** START OF MATERIALS PROVIDED **

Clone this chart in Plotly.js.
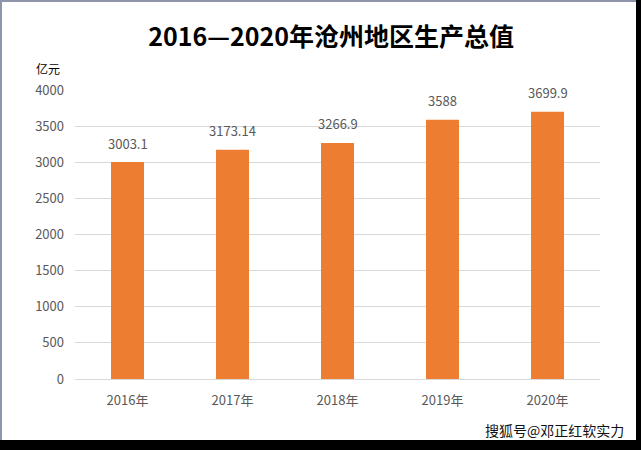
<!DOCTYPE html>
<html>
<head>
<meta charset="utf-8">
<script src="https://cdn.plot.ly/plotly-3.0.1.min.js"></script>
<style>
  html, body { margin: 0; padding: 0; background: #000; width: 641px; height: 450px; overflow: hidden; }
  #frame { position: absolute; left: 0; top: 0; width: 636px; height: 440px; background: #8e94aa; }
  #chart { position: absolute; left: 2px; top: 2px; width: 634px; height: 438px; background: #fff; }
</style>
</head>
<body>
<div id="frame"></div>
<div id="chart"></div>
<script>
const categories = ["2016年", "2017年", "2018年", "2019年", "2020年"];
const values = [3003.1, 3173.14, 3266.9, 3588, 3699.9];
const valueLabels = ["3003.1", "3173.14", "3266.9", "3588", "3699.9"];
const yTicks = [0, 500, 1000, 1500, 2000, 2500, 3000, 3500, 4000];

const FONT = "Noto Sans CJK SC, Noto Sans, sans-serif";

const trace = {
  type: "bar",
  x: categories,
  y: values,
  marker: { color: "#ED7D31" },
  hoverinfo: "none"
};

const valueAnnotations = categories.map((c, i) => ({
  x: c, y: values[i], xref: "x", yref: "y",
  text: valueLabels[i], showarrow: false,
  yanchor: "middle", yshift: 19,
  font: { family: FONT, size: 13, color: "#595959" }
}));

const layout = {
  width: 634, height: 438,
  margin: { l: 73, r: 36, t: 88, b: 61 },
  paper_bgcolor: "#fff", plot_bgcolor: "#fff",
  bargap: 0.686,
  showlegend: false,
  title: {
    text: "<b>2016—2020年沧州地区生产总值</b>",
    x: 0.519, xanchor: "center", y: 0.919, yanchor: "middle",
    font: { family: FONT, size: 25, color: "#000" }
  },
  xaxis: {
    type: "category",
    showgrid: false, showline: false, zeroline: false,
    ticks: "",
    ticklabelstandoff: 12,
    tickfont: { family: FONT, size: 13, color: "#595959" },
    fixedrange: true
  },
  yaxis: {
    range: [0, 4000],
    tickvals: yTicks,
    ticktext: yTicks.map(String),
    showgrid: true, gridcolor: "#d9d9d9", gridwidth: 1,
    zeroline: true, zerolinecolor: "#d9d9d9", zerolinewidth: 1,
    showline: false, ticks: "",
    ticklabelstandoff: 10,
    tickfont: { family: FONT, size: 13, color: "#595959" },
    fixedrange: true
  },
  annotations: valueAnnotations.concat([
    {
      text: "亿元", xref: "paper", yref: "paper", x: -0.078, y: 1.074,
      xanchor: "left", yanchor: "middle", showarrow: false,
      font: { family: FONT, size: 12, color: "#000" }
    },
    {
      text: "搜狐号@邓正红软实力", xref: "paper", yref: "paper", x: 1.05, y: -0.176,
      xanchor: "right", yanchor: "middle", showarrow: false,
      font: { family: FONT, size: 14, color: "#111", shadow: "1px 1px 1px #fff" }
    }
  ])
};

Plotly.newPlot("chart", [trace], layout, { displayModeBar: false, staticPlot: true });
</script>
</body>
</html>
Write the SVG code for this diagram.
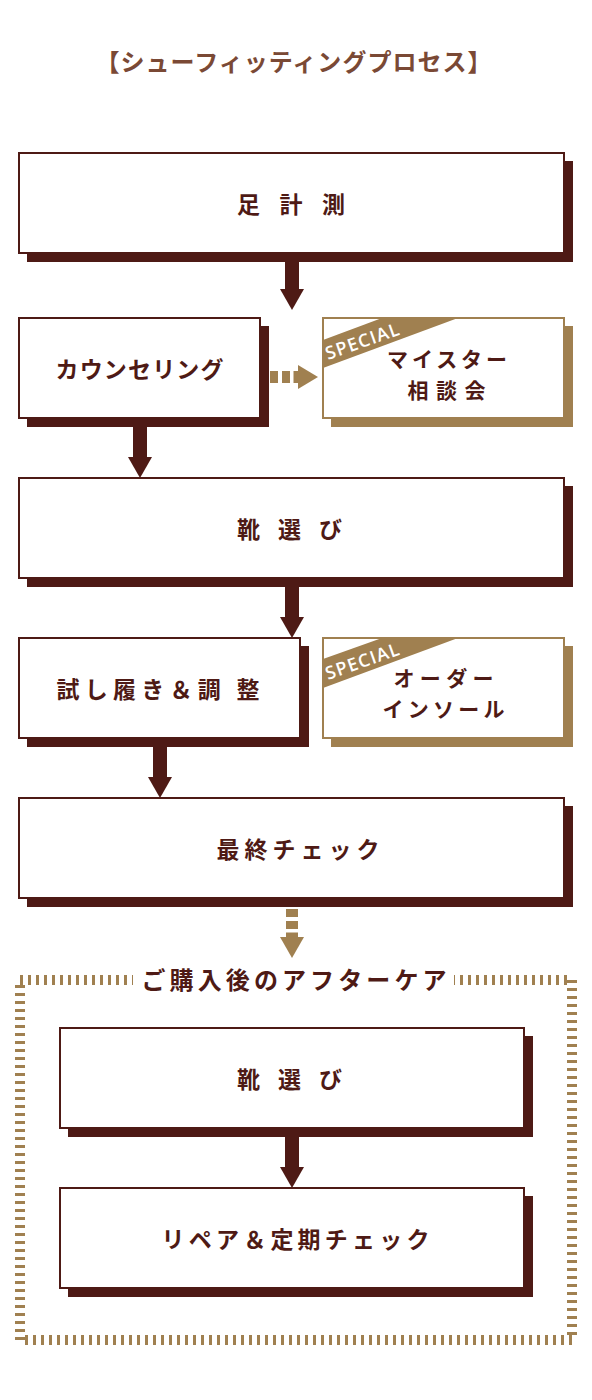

** END OF MATERIALS PROVIDED **

• GIVEN EXERCISE
Repeat each entry exactly as given; no pictures belong in the copy.

• SOLUTION FOR THIS TASK
Clone this chart in Plotly.js.
<!DOCTYPE html>
<html>
<head>
<meta charset="utf-8">
<script src="https://cdn.plot.ly/plotly-3.0.1.min.js"></script>
<style>
  html, body { margin: 0; padding: 0; background: #000; width: 641px; height: 450px; overflow: hidden; }
  #frame { position: absolute; left: 0; top: 0; width: 636px; height: 440px; background: #8e94aa; }
  #chart { position: absolute; left: 2px; top: 2px; width: 634px; height: 438px; background: #fff; }
</style>
</head>
<body>
<div id="frame"></div>
<div id="chart"></div>
<script>
const categories = ["2016年", "2017年", "2018年", "2019年", "2020年"];
const values = [3003.1, 3173.14, 3266.9, 3588, 3699.9];
const valueLabels = ["3003.1", "3173.14", "3266.9", "3588", "3699.9"];
const yTicks = [0, 500, 1000, 1500, 2000, 2500, 3000, 3500, 4000];

const FONT = "Noto Sans CJK SC, Noto Sans, sans-serif";

const trace = {
  type: "bar",
  x: categories,
  y: values,
  marker: { color: "#ED7D31" },
  hoverinfo: "none"
};

const valueAnnotations = categories.map((c, i) => ({
  x: c, y: values[i], xref: "x", yref: "y",
  text: valueLabels[i], showarrow: false,
  yanchor: "middle", yshift: 19,
  font: { family: FONT, size: 13, color: "#595959" }
}));

const layout = {
  width: 634, height: 438,
  margin: { l: 73, r: 36, t: 88, b: 61 },
  paper_bgcolor: "#fff", plot_bgcolor: "#fff",
  bargap: 0.686,
  showlegend: false,
  title: {
    text: "<b>2016—2020年沧州地区生产总值</b>",
    x: 0.519, xanchor: "center", y: 0.919, yanchor: "middle",
    font: { family: FONT, size: 25, color: "#000" }
  },
  xaxis: {
    type: "category",
    showgrid: false, showline: false, zeroline: false,
    ticks: "",
    ticklabelstandoff: 12,
    tickfont: { family: FONT, size: 13, color: "#595959" },
    fixedrange: true
  },
  yaxis: {
    range: [0, 4000],
    tickvals: yTicks,
    ticktext: yTicks.map(String),
    showgrid: true, gridcolor: "#d9d9d9", gridwidth: 1,
    zeroline: true, zerolinecolor: "#d9d9d9", zerolinewidth: 1,
    showline: false, ticks: "",
    ticklabelstandoff: 10,
    tickfont: { family: FONT, size: 13, color: "#595959" },
    fixedrange: true
  },
  annotations: valueAnnotations.concat([
    {
      text: "亿元", xref: "paper", yref: "paper", x: -0.078, y: 1.074,
      xanchor: "left", yanchor: "middle", showarrow: false,
      font: { family: FONT, size: 12, color: "#000" }
    },
    {
      text: "搜狐号@邓正红软实力", xref: "paper", yref: "paper", x: 1.05, y: -0.176,
      xanchor: "right", yanchor: "middle", showarrow: false,
      font: { family: FONT, size: 14, color: "#111", shadow: "1px 1px 1px #fff" }
    }
  ])
};

Plotly.newPlot("chart", [trace], layout, { displayModeBar: false, staticPlot: true });
</script>
</body>
</html>
Write the SVG code for this diagram.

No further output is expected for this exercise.